# TASK GOAL
Leave out the pictures, and write out exactly the lines from the beginning of the material to the line holding "22.5, lineHeight: 1.333", that line included, and nothing else.

# INFORMATION SUPPLIED
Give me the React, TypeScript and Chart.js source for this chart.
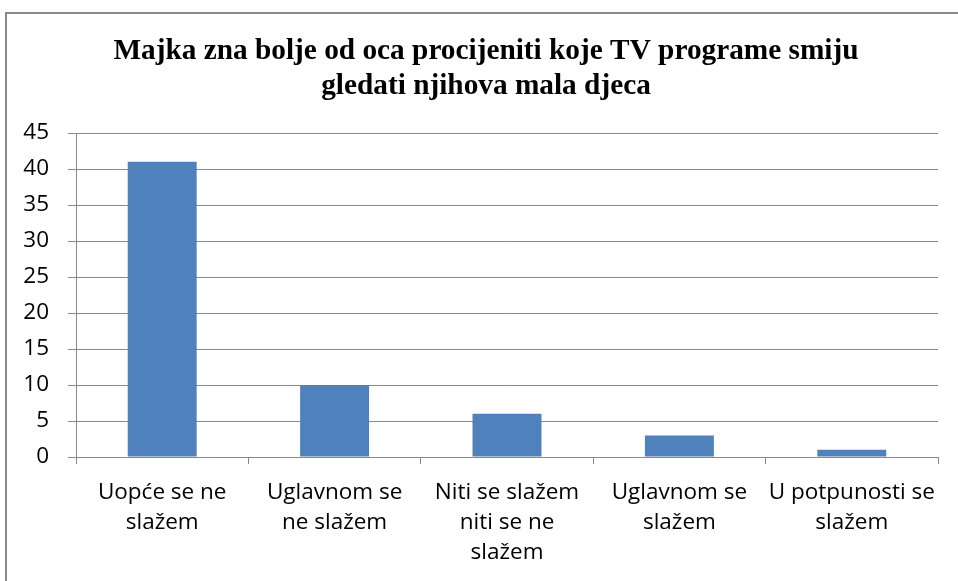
import React, { useEffect, useRef } from "react";
import { Chart, registerables } from "chart.js";

Chart.register(...registerables);

const titleLines = [
  "Majka zna bolje od oca procijeniti koje TV programe smiju",
  "gledati njihova mala djeca",
];
const categories: string[][] = [
  ["Uopće se ne", "slažem"],
  ["Uglavnom se", "ne slažem"],
  ["Niti se slažem", "niti se ne", "slažem"],
  ["Uglavnom se", "slažem"],
  ["U potpunosti se", "slažem"],
];
const values = [41, 10, 6, 3, 1];
const yMin = 0;
const yMax = 45;
const yStep = 5;

const GRID = "#898989";
const BAR = "#4F81BD";
const TICK_FONT = { family: "'Open Sans'", size: 22.5, lineHeight: 1.333 };

const titlePlugin = {
  id: "centeredTitle",
  afterDraw(chart: any) {
    const ctx = chart.ctx;
    ctx.save();
    ctx.fillStyle = "#000";
    ctx.font = "bold 29.3px 'Liberation Serif'";
    ctx.textAlign = "center";
    ctx.textBaseline = "alphabetic";
    const cx = 486;
    const firstBaseline = 59;
    const lineGap = 35;
    titleLines.forEach((line, i) => {
      ctx.fillText(line, cx, firstBaseline + i * lineGap);
    });
    ctx.restore();
  },
};

export default function App() {
  const ref = useRef<HTMLCanvasElement | null>(null);
  useEffect(() => {
    if (!ref.current) return;
    const chart = new Chart(ref.current, {
      type: "bar",
      data: {
        labels: categories,
        datasets: [
          {
            data: values,
            backgroundColor: BAR,
            borderWidth: 0,
            barPercentage: 0.4,
            categoryPercentage: 1,
          },
        ],
      },
      options: {
        responsive: false,
        animation: false,
        layout: { padding: { left: 0, right: 20, top: 133, bottom: 0 } },
        plugins: {
          legend: { display: false },
          tooltip: { enabled: false },
          title: { display: false },
        },
        scales: {
          x: {
            afterFit: (s: any) => {
              s.height = 124;
            },
            grid: {
              display: true,
              drawOnChartArea: false,
              drawTicks: true,
              tickLength: 7,
              color: GRID,
              offset: true,
            },
            border: { display: true, color: GRID, width: 1 },
            ticks: {
              color: "#000",
              font: TICK_FONT,
              padding: 13.5,
              maxRotation: 0,
              minRotation: 0,
              autoSkip: false,
            },
          },
          y: {
            min: yMin,
            max: yMax,
            afterFit: (s: any) => {
              s.width = 76;
            },
            grid: { color: GRID, tickLength: 8, drawTicks: true },
            border: { display: true, color: GRID, width: 1 },
            ticks: {
              stepSize: yStep,
              color: "#000",
              font: TICK_FONT,
              padding: 19,
            },
          },
        },
      },
      plugins: [titlePlugin],
    } as any);
    return () => chart.destroy();
  }, []);
  return (
    <div style={{ position: "absolute", left: 0, top: 0, width: 958, height: 581, overflow: "hidden", background: "#fff" }}>
      <div
        style={{
          position: "absolute",
          left: 5,
          top: 12,
          width: 1000,
          height: 1000,
          border: "2px solid #898989",
          boxSizing: "border-box",
        }}
      />
      <canvas ref={ref} width={958} height={581} style={{ position: "absolute", left: 0, top: 0 }} />
    </div>
  );
}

# ANSWER TO THIS PROBLEM
Give me the React, TypeScript and Chart.js source for this chart.
import React, { useEffect, useRef } from "react";
import { Chart, registerables } from "chart.js";

Chart.register(...registerables);

const titleLines = [
  "Majka zna bolje od oca procijeniti koje TV programe smiju",
  "gledati njihova mala djeca",
];
const categories: string[][] = [
  ["Uopće se ne", "slažem"],
  ["Uglavnom se", "ne slažem"],
  ["Niti se slažem", "niti se ne", "slažem"],
  ["Uglavnom se", "slažem"],
  ["U potpunosti se", "slažem"],
];
const values = [41, 10, 6, 3, 1];
const yMin = 0;
const yMax = 45;
const yStep = 5;

const GRID = "#898989";
const BAR = "#4F81BD";
const TICK_FONT = { family: "'Open Sans'", size: 22.5, lineHeight: 1.333 };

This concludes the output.